Do this >> The listing below must be repeated word for word, with its images excluded.

════════════════

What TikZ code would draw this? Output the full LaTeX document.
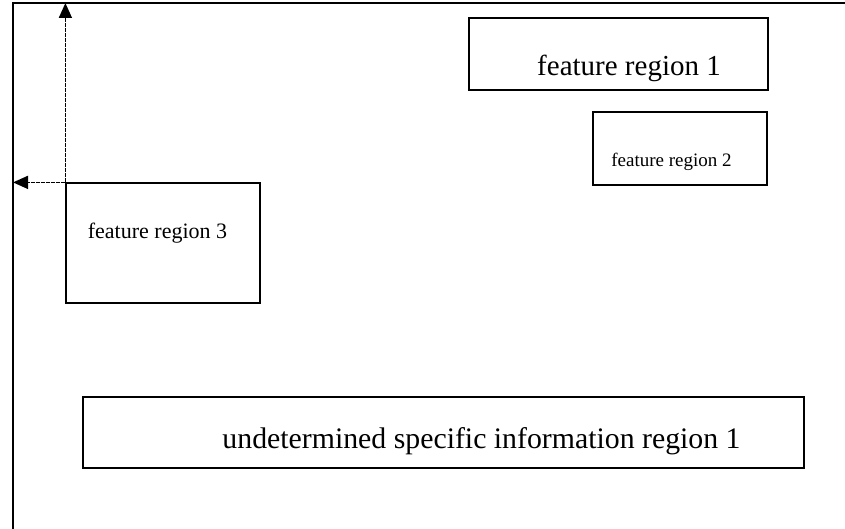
\documentclass[tikz,border=0pt]{standalone}
\usepackage{fontspec}
\setmainfont{Liberation Serif}
\usetikzlibrary{arrows.meta}
\tikzset{
  region/.style={draw, line width=1.2pt, inner sep=0pt},
  axis/.style={line width=1.6pt, dash pattern=on 4pt off 1pt, -{Triangle[length=15pt,width=13pt]}}
}
\begin{document}
\begin{tikzpicture}[x=1pt,y=-1pt]
				\useasboundingbox (0,0) rectangle (845,529);
				\coordinate (F1) at (13,529);
				\coordinate (F2) at (13,3);
				\coordinate (F3) at (845,3);
				\draw[line width=1.2pt] (F1) -- (F2) -- (F3);
				\node[region, minimum width=299pt, minimum height=72pt,
					label={[font=\fontsize{29}{34}\selectfont, xshift=10.5pt, yshift=-14pt]center:feature region 1}] (R1) at (618.5,54) {};
				\node[region, minimum width=174pt, minimum height=73pt,
					label={[font=\fontsize{19}{23}\selectfont, xshift=-8.5pt, yshift=-13pt]center:feature region 2}] (R2) at (680,148.5) {};
				\node[region, minimum width=194pt, minimum height=120pt,
					label={[font=\fontsize{22}{26}\selectfont, xshift=-5.5pt, yshift=10pt]center:feature region 3}] (R3) at (163,243) {};
				\node[region, minimum width=721pt, minimum height=71pt,
					label={[font=\fontsize{29.8}{35}\selectfont, xshift=38pt, yshift=-8.5pt]center:undetermined specific information region 1}] (U1) at (443.5,432.5) {};
				\draw[axis] (R3.north west) -- (R3.north west |- F2);
				\draw[axis] (R3.north west) -- (R3.north west -| F2);
			\end{tikzpicture}
\end{document}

════════════════

Solution to the exercise >>
What TikZ code would draw this? Output the full LaTeX document.
\documentclass[tikz,border=0pt]{standalone}
\usepackage{fontspec}
\setmainfont{Liberation Serif}
\usetikzlibrary{arrows.meta}
\tikzset{
  region/.style={draw, line width=1.2pt, inner sep=0pt},
  axis/.style={line width=1.6pt, dash pattern=on 4pt off 1pt, -{Triangle[length=15pt,width=13pt]}}
}
\begin{document}
\begin{tikzpicture}[x=1pt,y=-1pt]
				\useasboundingbox (0,0) rectangle (845,529);
				\coordinate (F1) at (13,529);
				\coordinate (F2) at (13,3);
				\coordinate (F3) at (845,3);
				\draw[line width=1.2pt] (F1) -- (F2) -- (F3);
				\node[region, minimum width=299pt, minimum height=72pt,
					label={[font=\fontsize{29}{34}\selectfont, xshift=10.5pt, yshift=-14pt]center:feature region 1}] (R1) at (618.5,54) {};
				\node[region, minimum width=174pt, minimum height=73pt,
					label={[font=\fontsize{19}{23}\selectfont, xshift=-8.5pt, yshift=-13pt]center:feature region 2}] (R2) at (680,148.5) {};
				\node[region, minimum width=194pt, minimum height=120pt,
					label={[font=\fontsize{22}{26}\selectfont, xshift=-5.5pt, yshift=10pt]center:feature region 3}] (R3) at (163,243) {};
				\node[region, minimum width=721pt, minimum height=71pt,
					label={[font=\fontsize{29.8}{35}\selectfont, xshift=38pt, yshift=-8.5pt]center:undetermined specific information region 1}] (U1) at (443.5,432.5) {};
				\draw[axis] (R3.north west) -- (R3.north west |- F2);
				\draw[axis] (R3.north west) -- (R3.north west -| F2);
			\end{tikzpicture}
\end{document}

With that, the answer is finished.